We can also build Apptainer sandboxes with fakeroot. Sandboxes are useful for interactive development of containers. The sandbox must be created on the local disk ($TMPDIR), not on the Lustre parallel file system.

We can initialize a sandbox from a base image as follows:

apptainer build --fakeroot --sandbox "$TMPDIR/rockylinux" docker://docker.io/rockylinux/rockylinux:8.10

Then we can run a shell in the sandbox to install software into it:

apptainer shell --fakeroot --writable --contain --cleanenv --bind="$TMPDIR:/tmp" "$TMPDIR/rockylinux"

We can use the same tricks to replace the failing commands in the sandbox:

cp /usr/bin/true /usr/sbin/useradd
cp /usr/bin/true /usr/sbin/groupadd

Now, we can install software normally:

dnf -y update

Reading datasets from SquashFS file

We can also avoid I/O bottlenecks with datasets that consist of large amounts of small files by reducing them to a single SquashFS file.

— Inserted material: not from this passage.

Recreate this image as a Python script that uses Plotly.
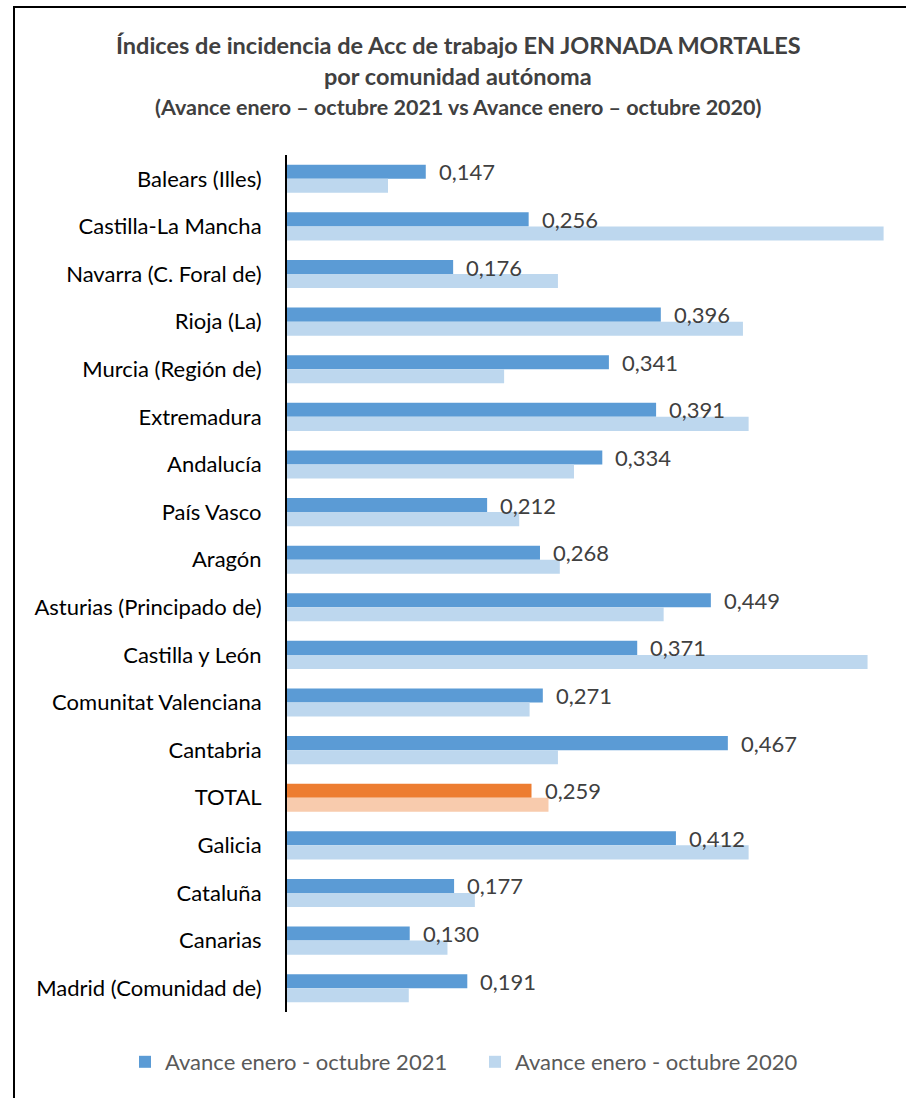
import plotly.graph_objects as go

categories = ["Balears (Illes)", "Castilla-La Mancha", "Navarra (C. Foral de)", "Rioja (La)",
              "Murcia (Región de)", "Extremadura", "Andalucía", "País Vasco", "Aragón",
              "Asturias (Principado de)", "Castilla y León", "Comunitat Valenciana", "Cantabria",
              "TOTAL", "Galicia", "Cataluña", "Canarias", "Madrid (Comunidad de)"]
v2021 = [0.147, 0.256, 0.176, 0.396, 0.341, 0.391, 0.334, 0.212, 0.268,
         0.449, 0.371, 0.271, 0.467, 0.259, 0.412, 0.177, 0.130, 0.191]
v2020 = [0.107, 0.632, 0.287, 0.483, 0.230, 0.489, 0.304, 0.246, 0.289,
         0.399, 0.615, 0.257, 0.287, 0.277, 0.489, 0.199, 0.170, 0.129]
series_names = ["Avance enero - octubre 2021", "Avance enero - octubre 2020"]

W, H = 906, 1098
AX_L, AX_R, AX_T, AX_B = 287, 891, 155, 1012
L, R, T, B = AX_L, W - AX_R, AX_T, H - AX_B
pw, ph = W - L - R, H - T - B

def px(x):
    return (x - AX_L) / pw

def py(y):
    return (AX_B - y) / ph

c21 = ["#ED7D31" if c == "TOTAL" else "#5B9BD5" for c in categories]
c20 = ["#F8CBAD" if c == "TOTAL" else "#BDD7EE" for c in categories]

fig = go.Figure()
fig.add_trace(go.Bar(y=categories, x=v2021, orientation="h", name=series_names[0],
                     marker=dict(color=c21, line=dict(width=0))))
fig.add_trace(go.Bar(y=categories, x=v2020, orientation="h", name=series_names[1],
                     marker=dict(color=c20, line=dict(width=0))))

annotations = []
for c, v in zip(categories, v2021):
    annotations.append(dict(x=v, y=c, xref="x", yref="y", text=f"{v:.3f}".replace(".", ","),
                            showarrow=False, xanchor="left", yanchor="middle", xshift=11, yshift=7,
                            font=dict(family="Lato", size=22, color="#404040")))

title_lines = [("Índices de incidencia de Acc de trabajo EN JORNADA MORTALES", 45, 23.5),
               ("por comunidad autónoma", 76, 23.5),
               ("(Avance enero – octubre 2021 vs Avance enero – octubre 2020)", 107, 21.5)]
for txt, yy, sz in title_lines:
    annotations.append(dict(x=px(458), y=py(yy), xref="paper", yref="paper", text=f"<b>{txt}</b>",
                            showarrow=False, xanchor="center", yanchor="middle",
                            font=dict(family="Lato", size=sz, color="#404040")))

fig.update_layout(
    width=W, height=H,
    margin=dict(l=L, r=R, t=T, b=B, autoexpand=False),
    paper_bgcolor="white", plot_bgcolor="white",
    barmode="group", bargap=0.41, bargroupgap=0,
    showlegend=True,
    legend=dict(orientation="h", xref="paper", yref="paper",
                x=px(125), y=py(1062), xanchor="left", yanchor="middle",
                entrywidth=305, entrywidthmode="pixels",
                font=dict(family="Lato", size=22, color="#595959"),
                traceorder="normal"),
    annotations=annotations,
    shapes=[dict(type="rect", xref="paper", yref="paper", x0=px(14), x1=px(930), y0=py(1120), y1=py(7),
                 line=dict(color="#000000", width=2), fillcolor="rgba(0,0,0,0)", layer="below")],
    xaxis=dict(range=[0, pw / 944], showgrid=False, zeroline=False, showticklabels=False,
               showline=False, fixedrange=True),
    yaxis=dict(autorange="reversed", showgrid=False, zeroline=False, showline=True,
               linecolor="#000000", linewidth=2, ticks="", ticklabelstandoff=19,
               tickfont=dict(family="Lato", size=22, color="#000000")),
)

fig.write_html("out.html", config={"displayModeBar": False},
               post_script="document.body.style.margin='0';document.body.style.overflow='hidden';")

The SquashFS file can be bind mounted inside the container and accessed in a read-only manner. The following example extracts the dataset to the local disk, creates a SquashFS file from the dataset and then moves it back to scratch:

# Extract individual files to local drive
cd $TMPDIR
tar xf /scratch/project_id/mydataset.tar

# Create squashfs file
mksquashfs mydataset mydataset.sqfs -processors 4

# Move the resulting squashfs file back to the shared drive
mv mydataset.sqfs /scratch/project_id/

Now, we can bind mount the dataset as follows:

apptainer exec --bind=/scratch/project_id/mydataset.sqfs:/data:image-src=/ container.sif mycommand

The data will be available under the path /data inside the container.

Container wrappers

Tykky container wrapper is available for creating containerized Pip and Conda installations with wrappers scripts. If you are familiar with Tykky you can keep using it, but we recommend building and running containers directly as explained in the previous sections.